As the debate rages on about health care reform (which really seems more like insurance reform at this point), I wonder what is taking so long. We have needed this for decades.
Thirty years ago, when I was just starting out in the working world, I had to find a job with insurance benefits because no starting jobs paid enough to cover out-of-pocket health care costs, much less individual health insurance. Not long after that, the Reagan recession hit, and there were hiring and salary (and benefits) freezes, and it was considered insane to leave a job for one without benefits.

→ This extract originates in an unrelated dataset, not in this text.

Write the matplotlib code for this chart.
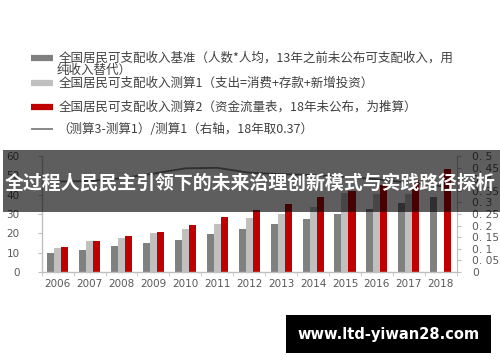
import matplotlib
matplotlib.use('Agg')
import matplotlib.pyplot as plt
import numpy as np
from matplotlib.patches import Rectangle
from matplotlib.lines import Line2D

# ---------------- data ----------------
years = ['2006', '2007', '2008', '2009', '2010', '2011', '2012',
         '2013', '2014', '2015', '2016', '2017', '2018']
base = [9.6, 11.3, 13.4, 14.8, 16.7, 19.6, 22.3, 24.6, 27.3, 30.0, 32.6, 35.6, 38.9]
calc1 = [12.2, 16.1, 17.5, 20.4, 22.5, 24.7, 27.9, 30.2, 33.4, 41.0, 40.2, 40.5, np.nan]
calc2 = [13.0, 15.8, 18.6, 20.6, 24.2, 28.4, 32.0, 35.4, 38.6, 42.0, 44.8, 47.8, 53.3]
ratio = [0.39, 0.392, 0.404, 0.424, 0.447, 0.449, 0.428, 0.422, 0.418, 0.41, 0.40, 0.385, 0.37]

left_ticks = [0, 10, 20, 30, 40, 50, 60]
right_ticks = [0, 0.05, 0.1, 0.15, 0.2, 0.25, 0.3, 0.35, 0.4, 0.45, 0.5]
right_tick_labels = ['0', '0. 05', '0. 1', '0. 15', '0. 2', '0. 25', '0. 3',
                     '0. 35', '0. 4', '0. 45', '0. 5']

legend_texts = [
    '全国居民可支配收入基准（人数*人均，13年之前未公布可支配收入，用',
    '纯收入替代）',
    '全国居民可支配收入测算1（支出=消费+存款+新增投资）',
    '全国居民可支配收入测算2（资金流量表，18年未公布，为推算）',
    '（测算3-测算1）/测算1（右轴，18年取0.37）',
]
banner_title = '全过程人民民主引领下的未来治理创新模式与实践路径探析'
watermark = 'www.ltd-yiwan28.com'

c_dark, c_light, c_red, c_line = '#808080', '#c0c0c0', '#c00000', '#7f7f7f'
axis_col = '#bfbfbf'
lab_col = '#595959'

plt.rcParams['font.family'] = ['DejaVu Sans']
cjk = ['Noto Sans CJK SC', 'DejaVu Sans']

W, H = 500, 362
fig = plt.figure(figsize=(W / 100, H / 100), dpi=100)
fig.patch.set_facecolor('white')

def fx(px):
    return px / W

def fy(py):
    return 1 - py / H

ax_left, ax_right, ax_top, ax_bot = 41.7, 456.7, 156.0, 272.0
ax = fig.add_axes([fx(ax_left), fy(ax_bot), (ax_right - ax_left) / W, (ax_bot - ax_top) / H])
x = np.arange(len(years))
w = 0.22
ax.bar(x - w, base, w, color=c_dark, zorder=2)
ax.bar(x, calc1, w, color=c_light, zorder=2)
ax.bar(x + w, calc2, w, color=c_red, zorder=2)
ax.set_xlim(-0.5, len(years) - 0.5)
ax.set_ylim(0, 60)
ax.set_yticks(left_ticks)
ax.set_yticklabels([str(t) for t in left_ticks])
ax.set_xticks(x)
ax.set_xticklabels(years)
ax.set_xticks(np.arange(-0.5, len(years), 1.0), minor=True)
ax.tick_params(axis='x', which='major', length=0, pad=5, labelsize=7.5, labelcolor=lab_col)
ax.tick_params(axis='x', which='minor', length=3, color=axis_col, direction='out')
ax.tick_params(axis='y', length=3, color=axis_col, direction='out', pad=13,
               labelsize=7.5, labelcolor=lab_col)
for s in ['top', 'right']:
    ax.spines[s].set_visible(False)
for s in ['left', 'bottom']:
    ax.spines[s].set_color(axis_col)
    ax.spines[s].set_linewidth(1.0)

ax2 = ax.twinx()
ax2.plot(x, ratio, color=c_line, lw=1.3, zorder=3)
ax2.set_ylim(0, 0.5)
ax2.set_yticks(right_ticks)
ax2.set_yticklabels(right_tick_labels)
ax2.tick_params(axis='y', length=3, color=axis_col, direction='out', pad=8,
                labelsize=7.7, labelcolor=lab_col)
for s in ['top', 'left', 'bottom']:
    ax2.spines[s].set_visible(False)
ax2.spines['right'].set_color(axis_col)

# ---------------- legend (manual) ----------------
txt_kw = dict(fontsize=9.0, color='#404040', family=cjk, va='center', ha='left')
sample_x0, sample_x1 = 31, 53
entries = [(58.3, c_dark, 4.5), (82.7, c_light, 4.5), (106.7, c_red, 4.5), (129.3, c_line, 1.3)]
for (yy, col, lw) in entries:
    fig.add_artist(Line2D([fx(sample_x0), fx(sample_x1)], [fy(yy), fy(yy)],
                          color=col, lw=lw, transform=fig.transFigure, solid_capstyle='butt'))
fig.text(fx(59), fy(57.8), legend_texts[0], **txt_kw)
fig.text(fx(57), fy(70.3), legend_texts[1], **txt_kw)
fig.text(fx(59), fy(83.0), legend_texts[2], **txt_kw)
fig.text(fx(59), fy(106.7), legend_texts[3], **txt_kw)
fig.text(fx(57), fy(129.3), legend_texts[4], **txt_kw)

# ---------------- banner overlay ----------------
fig.add_artist(Rectangle((fx(3), fy(212)), (W - 3) / W, 62 / H, transform=fig.transFigure,
                         facecolor='black', alpha=0.63, edgecolor='none', zorder=10))
fig.text(0.5, fy(183.5), banner_title, color='white', fontsize=13.6, fontweight='bold',
         family=cjk, ha='center', va='center', zorder=11)

# ---------------- watermark ----------------
fig.add_artist(Rectangle((fx(286), fy(353)), 205 / W, 38 / H, transform=fig.transFigure,
                         facecolor='black', edgecolor='none', zorder=10))
fig.text(fx(388.5), fy(334), watermark, color='white', fontsize=10.5, fontweight='bold',
         family=['DejaVu Sans'], ha='center', va='center', zorder=11)

fig.savefig('out.png', dpi=100)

By the time the economy recovered, the cost of individual health care had risen to the point where many companies that had offered it were discontinuing the service, passing it on to remaining companies. And then we were saying that costs had to be brought under control, or pretty soon no one would be able to afford it.
So here we are. Health care costs have skyrocketed, health insurance companies control which doctors their insureds see and which procedures they will pay for while making huge profits, and we have a Congress that's wringing its hands, worried about their campaign financing.
The time to reform, including a public option, is now. Not down the road, not when it's politically expedient. There is NO EXCUSE for millions of people unable to get basic medical attention because they are unable to pay for it. There will always be naysayers, people afraid of changing the status quo. But we reach a point where the status quo becomes more dangerous than change. This is one of those points.
So stop yapping about this might happen and that might happen and oh we shouldn't do this and that. Find a way for everyone to have equal access to health care. End of story.